Jazz Dance Mastery: 5 Essential Skills for Intermediate Dancers Ready to Level Up

Jazz dance demands more than clean technique—it requires you to speak through movement, riding the unpredictable currents of syncopated rhythms while commanding the stage with unmistakable presence. For intermediate dancers, the transition from competent to compelling happens when you stop merely executing steps and start making artistic choices.

Here's how to bridge that gap.


1. Train Your Ear for Jazz's Signature Language

Musicality separates jazz from virtually every other dance form. Before you refine your pirouettes, refine your listening.

Understand jazz's rhythmic architecture. Unlike the steady pulse of ballet or the heavy downbeat of hip-hop, jazz thrives on syncopation—accents that land where you don't expect them. When you hear a backbeat (snare on 2 and 4), resist the urge to mark every beat equally. Instead, experiment with accents that slice through the texture: a sharp shoulder drop on the "and" of 3, a breath-held suspension before the brass section hits.

Adapt to jazz's subgenres. Big band swing demands sustained, driving energy through clean 4/4 phrasing. Bebop requires quicker footwork and sharper rhythmic attacks. Contemporary jazz-funk layers broken, unpredictable rhythms that reward risk-taking. Practice the same combination across three different recordings and observe how your body responds—or whether you're merely dancing on the music rather than with it.

Drill: Record yourself performing an 8-count phrase to a Duke Ellington track, then a Weather Report fusion piece, then a contemporary jazz-funk remix. Watch for timing consistency, energy modulation, and whether your movement quality genuinely shifts with each genre—or defaults to generic.


2. Build Technique That Serves Expression

Technique in jazz isn't about perfection; it's about availability—having the physical capacity to answer whatever the music demands.

Lock down the non-negotiables. Intermediate dancers need automatic command of:

  • Isolations: Head, ribcage, and hips moving independently with clean initiation and precise stopping points
  • Jazz walks: Grounded yet lifted, with opposition (shoulder back as opposite hip forward) creating that signature jazz silhouette
  • Pirouettes: Relevés that hit rhythmic accents, not just complete rotations

Study the foundational systems. Luigi's technique emphasizes recovery and continuous flow—valuable for maintaining line through complex phrases. Matt Mattox's freestyle jazz builds rhythmic precision and dynamic contrast. Both develop the "grounded-yet-lifted" quality that defines authentic jazz movement: rooted through the pelvis, expansive through the upper body.

Drill: Set a metronome to 120 BPM. Execute 16 bars of single isolations (head only, then ribcage only, then hips only), then combine two regions, then all three. The goal isn't speed—it's clarity of initiation and absolute stillness in non-moving parts.


3. Study the Lineage: What Greatness Looks Like

You can't innovate intelligently without knowing what came before.
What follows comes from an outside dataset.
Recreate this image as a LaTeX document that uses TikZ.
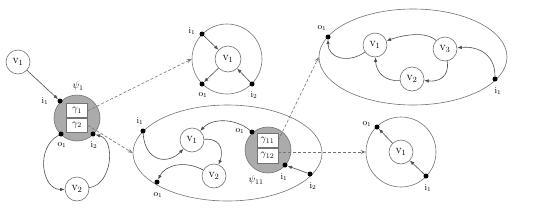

Jazz dance has a documented, filmable history—use it.

Know the architects:

  • Jack Cole: The "father of theatrical jazz dance." Watch Kismet (1955) for precision, cultural fusion, and the seamless blend of jazz vernacular with concert dance elevation. Note his use of level changes and floor work as narrative devices.
  • Bob Fosse: Angular, internally rotated, deliberately "ugly." All That Jazz and Chicago reveal how restriction can generate more tension than freedom. Study his use of hands—not as graceful extensions but as expressive, character-driven tools.
  • Luigi: The "jazz ballet" technician. His system built from injury recovery created the elongated, continuous line that influenced generations of Broadway dancers.

Study contemporary evolution. Tyce Diorio's commercial work demonstrates how jazz vocabulary absorbs hip-hop and contemporary influences. Sonya Tayeh's choreography shows aggressive attack and emotional rawness applied to traditional structures.

Watch actively. Pause every 8 counts. Ask: What initiates this movement? Where does the dancer breathe? How do they use focus to direct audience attention? Copy phrases physically, not just visually.


4. Develop Performance Quality That Reaches Past the Footlights

Jazz is performed. The moment you step onstage, technique becomes invisible and presence becomes everything.

Build your performance toolkit deliberately:

  • Focus architecture: Practice shifting between internal focus (drawing audience into your experience) and direct address (commanding their attention). Know which each moment demands.
  • Facial specificity: "Smile and sell it" is amateur advice. Instead, identify the emotional through-line of each phrase and let your face reflect that journey—concentration, pleasure, struggle, triumph as the choreography requires.